For most of my three and a half decades as an American diplomat, the foreign-policy establishment (known unaffectionately in some quarters as “the blob”) took for granted that expansive U.S. leadership abroad would deliver peace and prosperity at home. That assumption was lazy, and often flawed.
Riding the waves of globalization and American geopolitical dominance, we overreached. We deluded ourselves with magical thinking about our capacity to remake other societies, while neglecting the urgent need to remake our own. Unsurprisingly, the disconnect widened between the Washington policy establishment and the citizens it is meant to serve.
Globalization and the deregulated flow of goods, services, and capital didn’t lift all boats. Instead, much of the American middle class—the engine of our country’s historic rise—wound up shipwrecked by income stagnation, automation and outsourcing, economic inequality, educational debt, and crippling health and housing costs. The coronavirus pandemic has only deepened these dislocations, making a reset of U.S. foreign policy’s relationship with the middle class even more urgent.

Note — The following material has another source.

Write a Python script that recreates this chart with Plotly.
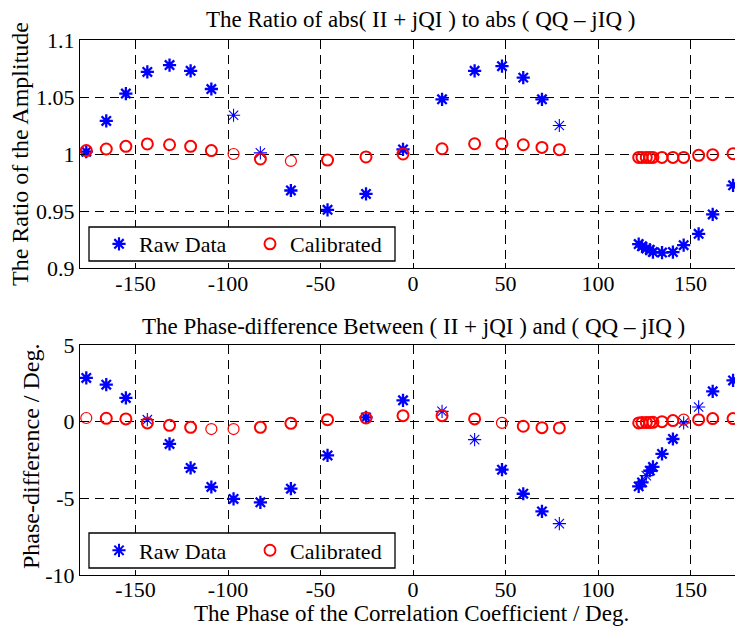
import plotly.graph_objects as go

# ---- data ----
phase = [-176.6, -165.8, -155.2, -143.6, -131.6, -120.2, -109.0, -97.0, -82.5, -66.0,
         -46.2, -25.4, -5.4, 15.7, 33.3, 48.1, 59.6, 69.7, 79.1,
         122.0, 123.8, 126.1, 128.0, 129.7, 134.6, 140.5, 146.3, 154.4, 162.0, 173.0]

ratio_raw = [1.002, 1.029, 1.053, 1.072, 1.078, 1.073, 1.057, 1.034, 1.001, 0.968,
             0.951, 0.965, 1.004, 1.048, 1.073, 1.077, 1.067, 1.048, 1.025,
             0.921, 0.919, 0.917, 0.916, 0.914, 0.9135, 0.914, 0.920, 0.930, 0.947, 0.9725]
ratio_cal = [1.003, 1.0044, 1.0067, 1.0088, 1.0081, 1.0067, 1.003, 1.000, 0.9956, 0.9939,
             0.9947, 0.9974, 1.000, 1.0046, 1.009, 1.009, 1.0081, 1.0058, 1.0038,
             0.997, 0.997, 0.997, 0.997, 0.997, 0.997, 0.997, 0.997, 0.9988, 0.9994, 1.0003]

pdiff_raw = [2.85, 2.41, 1.55, 0.13, -1.45, -3.02, -4.26, -5.04, -5.26, -4.37,
             -2.2, 0.28, 1.39, 0.67, -1.17, -3.13, -4.7, -5.85, -6.65,
             -4.22, -3.96, -3.52, -3.2, -2.95, -2.1, -1.13, -0.08, 0.96, 1.98, 2.69]
pdiff_cal = [0.24, 0.22, 0.18, -0.08, -0.24, -0.37, -0.48, -0.48, -0.37, -0.11,
             0.13, 0.24, 0.39, 0.39, 0.18, -0.08, -0.3, -0.39, -0.41,
             -0.08, -0.06, -0.05, -0.05, -0.04, 0.0, 0.07, 0.13, 0.13, 0.2, 0.2]

x_ticks = [-150, -100, -50, 0, 50, 100, 150]
x_ticktext = ["-150", "-100", "-50", "0", "50", "100", "150"]
y1_ticks = [0.9, 0.95, 1.0, 1.05, 1.1]
y1_ticktext = ["0.9", "0.95", "1", "1.05", "1.1"]
y2_ticks = [-10, -5, 0, 5]
y2_ticktext = ["-10", "-5", "0", "5"]

# ---- styles ----
FONT = "Liberation Serif"
BLUE = "rgb(0,0,255)"
RED = "rgb(255,0,0)"
W, H = 743, 627
L, R = 72, 5
OFF = 8  # page body margin

raw_w1 = [2.3]*30
for i in (7, 8, 18):
    raw_w1[i] = 1.1
raw_w2 = [2.3]*30
for i in (3, 13, 14, 18, 21, 26, 27):
    raw_w2[i] = 1.1
cal_w1 = [2.0]*30
for i in (7, 9):
    cal_w1[i] = 1.2
cal_w2 = [2.0]*30
for i in (0, 6, 7, 15, 26):
    cal_w2[i] = 1.2

fig = go.Figure()
fig.add_trace(go.Scatter(x=phase, y=ratio_raw, mode="markers", name="Raw Data",
                         marker=dict(symbol="asterisk-open", size=11, color=BLUE,
                                     line=dict(color=BLUE, width=raw_w1)),
                         xaxis="x", yaxis="y", legend="legend"))
fig.add_trace(go.Scatter(x=phase, y=ratio_cal, mode="markers", name="Calibrated",
                         marker=dict(symbol="circle-open", size=11, color=RED,
                                     line=dict(color=RED, width=cal_w1)),
                         xaxis="x", yaxis="y", legend="legend"))
fig.add_trace(go.Scatter(x=phase, y=pdiff_raw, mode="markers", name="Raw Data",
                         marker=dict(symbol="asterisk-open", size=11, color=BLUE,
                                     line=dict(color=BLUE, width=raw_w2)),
                         xaxis="x2", yaxis="y2", legend="legend2"))
fig.add_trace(go.Scatter(x=phase, y=pdiff_cal, mode="markers", name="Calibrated",
                         marker=dict(symbol="circle-open", size=11, color=RED,
                                     line=dict(color=RED, width=cal_w2)),
                         xaxis="x2", yaxis="y2", legend="legend2"))

def py(p):
    return 1 - (p - OFF) / H

def px(p):
    return (p - OFF - L) / (W - L - R)

axis_common = dict(showline=True, linecolor="black", linewidth=1,
                   ticks="inside", ticklen=5, tickcolor="black", automargin=False,
                   showgrid=True, gridcolor="black", gridwidth=1, griddash="9px,6px",
                   zeroline=False, tickfont=dict(family=FONT, size=22, color="black"))

xr = [-180, 180]
legend_common = dict(orientation="h", xanchor="left", yanchor="middle",
                     borderwidth=0, bgcolor="rgba(0,0,0,0)",
                     font=dict(family=FONT, size=22, color="black"),
                     entrywidth=100, itemwidth=30, indentation=6)
fig.update_layout(
    template="none",
    width=W, height=H,
    margin=dict(l=L, r=R, t=0, b=0, autoexpand=False),
    paper_bgcolor="white", plot_bgcolor="white",
    font=dict(family=FONT, size=22, color="black"),
    xaxis=dict(domain=[0, 1], range=xr, tickvals=x_ticks, ticktext=x_ticktext,
               anchor="y", mirror=True, ticklabelstandoff=-4, **axis_common),
    yaxis=dict(domain=[py(268), py(40)], range=[0.9, 1.1], tickvals=y1_ticks,
               ticktext=y1_ticktext, anchor="x", **axis_common),
    xaxis2=dict(domain=[0, 1], range=xr, tickvals=x_ticks, ticktext=x_ticktext,
                anchor="y2", mirror=True, ticklabelstandoff=-5, **axis_common),
    yaxis2=dict(domain=[py(575), py(345)], range=[-10, 5], tickvals=y2_ticks,
                ticktext=y2_ticktext, anchor="x2", **axis_common),
    legend=dict(x=px(93), y=py(244), **legend_common),
    legend2=dict(x=px(93), y=py(550.5), **legend_common),
    showlegend=True,
)

# legend boxes
for (y0, y1) in ((227, 261), (533, 568)):
    fig.add_shape(type="rect", xref="paper", yref="paper",
                  x0=px(89), x1=px(395), y0=py(y1), y1=py(y0),
                  fillcolor="white", line=dict(color="black", width=1.3), layer="above")

annots = [
    dict(text="The Ratio of abs( II + jQI ) to abs ( QQ – jIQ )", x=px(420), y=py(19), size=23),
    dict(text="The Phase-difference Between ( II + jQI ) and ( QQ – jIQ )", x=px(413), y=py(326), size=23),
    dict(text="The Phase of the Correlation Coefficient / Deg.", x=px(411), y=py(613), size=23),
    dict(text="The Ratio of the Amplitude", x=px(20), y=py(154), textangle=-90, size=24),
    dict(text="Phase-difference / Deg.", x=px(31), y=py(457), textangle=-90, size=24),
]
for a in annots:
    size = a.pop("size")
    fig.add_annotation(xref="paper", yref="paper", xanchor="center", yanchor="middle",
                       showarrow=False, font=dict(family=FONT, size=size, color="black"), **a)

fig.write_html("out.html")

By the time I left government several years ago, well before the pandemic broke, it was already well past time to reconnect foreign policy to domestic renewal. Now at the Carnegie Endowment for International Peace, I share my colleagues’ interest in playing a part in this effort. The result is a new report, “Making U.S. Foreign Policy Work Better for the Middle Class,” the culmination of a systematic, two-year survey of three heartland states—Ohio, Colorado, and Nebraska.